We spooked an immature bald eagle to flight when we reached the beach. The crows moved in after the eagle left, teasing mussel shells off exposed rocks. The ones they couldn’t crack with their beaks were carried into the air and then dropped on a flat rock, which served first as an anvil and then a table for the hungry birds.
Aki and I made it to the Fish Creek Delta early enough to catch the clarifying effect of early light. But this morning broke hazy. The air it offers is obscured by forest fire smoke or pollution carried here by the jet stream. It feels like end times rather than a fresh summer morning.
Robin, sparrow, and the other songbirds work hard to lift the mood. It could be worse. We could have to suffer the complaints of the nesting crows. Near the pond an eagle roosts in the top of a spruce, it’s head turned away from the sun.
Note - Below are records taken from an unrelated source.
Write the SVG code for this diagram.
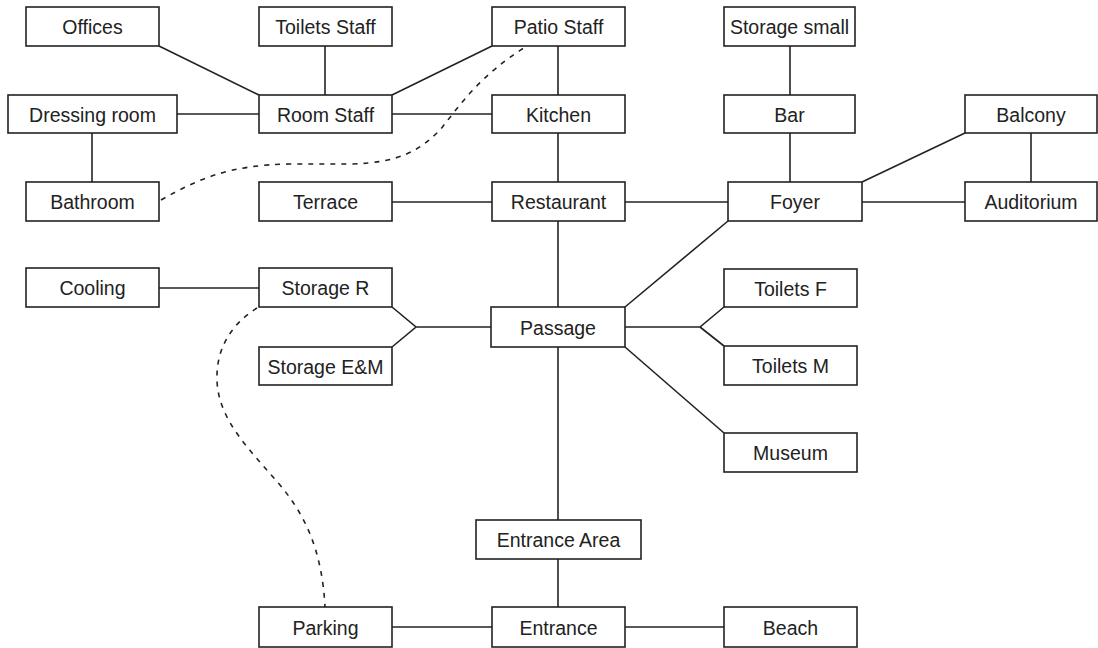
<svg xmlns="http://www.w3.org/2000/svg" width="1098" height="648" viewBox="0 0 1098 648">
<style>
.n rect{fill:#fff;stroke:#222;stroke-width:1.6}
.n text{font-family:"Liberation Sans",Arial,sans-serif;font-size:19.5px;fill:#222;text-anchor:middle}
.c path,.c line{fill:none;stroke:#222;stroke-width:1.6}
.c .d{stroke-dasharray:5 6}
</style>
<rect width="1098" height="648" fill="#fff"/>
<g class="c" id="connectors">
<line x1="159" y1="46" x2="259" y2="95"/>
<line x1="325" y1="46" x2="325" y2="95"/>
<line x1="492" y1="46" x2="392" y2="95"/>
<line x1="177" y1="114" x2="259" y2="114"/>
<line x1="392" y1="114" x2="492" y2="114"/>
<line x1="92" y1="133" x2="92" y2="182"/>
<line x1="558" y1="46" x2="558" y2="95"/>
<line x1="558" y1="133" x2="558" y2="182"/>
<line x1="392" y1="202" x2="492" y2="202"/>
<line x1="625" y1="202" x2="728" y2="202"/>
<line x1="790" y1="46" x2="790" y2="95"/>
<line x1="790" y1="133" x2="790" y2="182"/>
<line x1="862" y1="182" x2="965" y2="133"/>
<line x1="1031" y1="133" x2="1031" y2="182"/>
<line x1="862" y1="202" x2="965" y2="202"/>
<line x1="728" y1="221" x2="625" y2="307"/>
<line x1="558" y1="221" x2="558" y2="307"/>
<line x1="159" y1="288" x2="259" y2="288"/>
<path d="M392,307 L416,327 L392,347 M416,327 L491,327"/>
<path d="M625,327 L700,327 L724,307 M700,327 L724,346"/>
<line x1="625" y1="347" x2="724" y2="433"/>
<line x1="558" y1="347" x2="558" y2="520"/>
<line x1="558" y1="559" x2="558" y2="607"/>
<line x1="392" y1="627" x2="492" y2="627"/>
<line x1="625" y1="627" x2="724" y2="627"/>
<path class="d" d="M161,200 C200,178 230,165 290,164 L350,164 C400,163 420,150 440,130 C460,105 480,75 527,46"/>
<path class="d" d="M257,308 C230,325 216,350 217,380 C218,420 250,450 280,485 C305,515 322,550 325,607"/>
</g>
<g class="n" id="offices"><rect x="26" y="7" width="133" height="39"/><text x="92.5" y="34">Offices</text></g>
<g class="n" id="toilets-staff"><rect x="259" y="7" width="133" height="39"/><text x="325.5" y="34">Toilets Staff</text></g>
<g class="n" id="patio-staff"><rect x="492" y="7" width="133" height="39"/><text x="558.5" y="34">Patio Staff</text></g>
<g class="n" id="storage-small"><rect x="724" y="7" width="131" height="39"/><text x="789.5" y="34">Storage small</text></g>
<g class="n" id="dressing-room"><rect x="8" y="95" width="169" height="38"/><text x="92.5" y="121.5">Dressing room</text></g>
<g class="n" id="room-staff"><rect x="259" y="95" width="133" height="38"/><text x="325.5" y="121.5">Room Staff</text></g>
<g class="n" id="kitchen"><rect x="492" y="95" width="133" height="38"/><text x="558.5" y="121.5">Kitchen</text></g>
<g class="n" id="bar"><rect x="724" y="95" width="131" height="38"/><text x="789.5" y="121.5">Bar</text></g>
<g class="n" id="balcony"><rect x="965" y="95" width="132" height="38"/><text x="1031" y="121.5">Balcony</text></g>
<g class="n" id="bathroom"><rect x="26" y="182" width="133" height="39"/><text x="92.5" y="209">Bathroom</text></g>
<g class="n" id="terrace"><rect x="259" y="182" width="133" height="39"/><text x="325.5" y="209">Terrace</text></g>
<g class="n" id="restaurant"><rect x="492" y="182" width="133" height="39"/><text x="558.5" y="209">Restaurant</text></g>
<g class="n" id="foyer"><rect x="728" y="182" width="134" height="39"/><text x="795" y="209">Foyer</text></g>
<g class="n" id="auditorium"><rect x="965" y="182" width="132" height="39"/><text x="1031" y="209">Auditorium</text></g>
<g class="n" id="cooling"><rect x="26" y="268" width="133" height="39"/><text x="92.5" y="295">Cooling</text></g>
<g class="n" id="storage-r"><rect x="259" y="268" width="133" height="39"/><text x="325.5" y="295">Storage R</text></g>
<g class="n" id="toilets-f"><rect x="724" y="269" width="133" height="38"/><text x="790.5" y="295.5">Toilets F</text></g>
<g class="n" id="passage"><rect x="491" y="307" width="134" height="40"/><text x="558" y="334.5">Passage</text></g>
<g class="n" id="storage-em"><rect x="259" y="347" width="133" height="38"/><text x="325.5" y="373.5">Storage E&amp;M</text></g>
<g class="n" id="toilets-m"><rect x="724" y="346" width="133" height="39"/><text x="790.5" y="373">Toilets M</text></g>
<g class="n" id="museum"><rect x="724" y="433" width="133" height="39"/><text x="790.5" y="460">Museum</text></g>
<g class="n" id="entrance-area"><rect x="476" y="520" width="165" height="39"/><text x="558.5" y="547">Entrance Area</text></g>
<g class="n" id="parking"><rect x="259" y="607" width="133" height="40"/><text x="325.5" y="634.5">Parking</text></g>
<g class="n" id="entrance"><rect x="492" y="607" width="133" height="40"/><text x="558.5" y="634.5">Entrance</text></g>
<g class="n" id="beach"><rect x="724" y="607" width="133" height="40"/><text x="790.5" y="634.5">Beach</text></g>
</svg>
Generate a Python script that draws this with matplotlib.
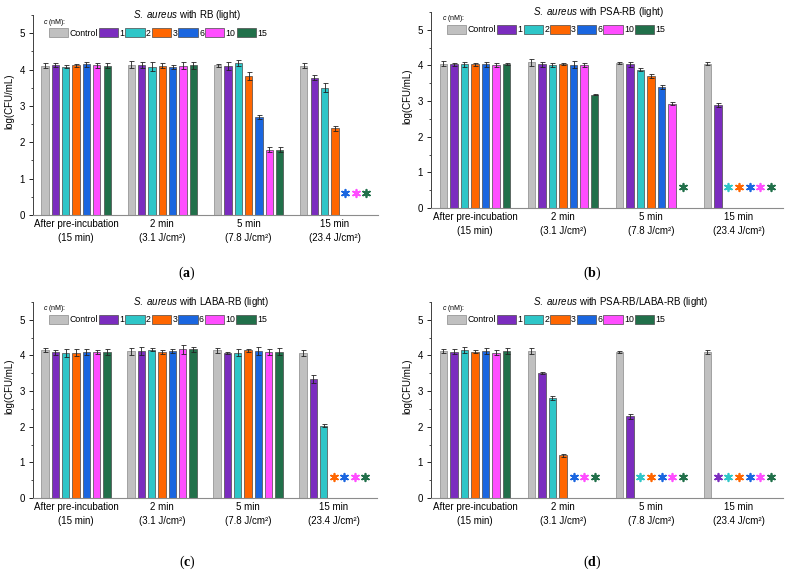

The little dog and I press on, my spirited lifted by the strong display of wildflowers on the spit that separates the creek from Fritz Cove. Purple lupine stalks dominate but must still compete with older swatches of magenta shooting stars and yellow buttercups. A single chocolate lily opens In the middle of the established flowers.
A single kayaker slides into Fish Creek just as we reach the creek’s mouth. Normally, I would grumble to Aki that the man’s presence has driven away shorebirds and ducks. He couldn’t have this morning. We haven’t seen any waterfowl. Besides, the present of another human is proof that the apocalypse didn’t arrive while we were rounding Fish Creek Pond.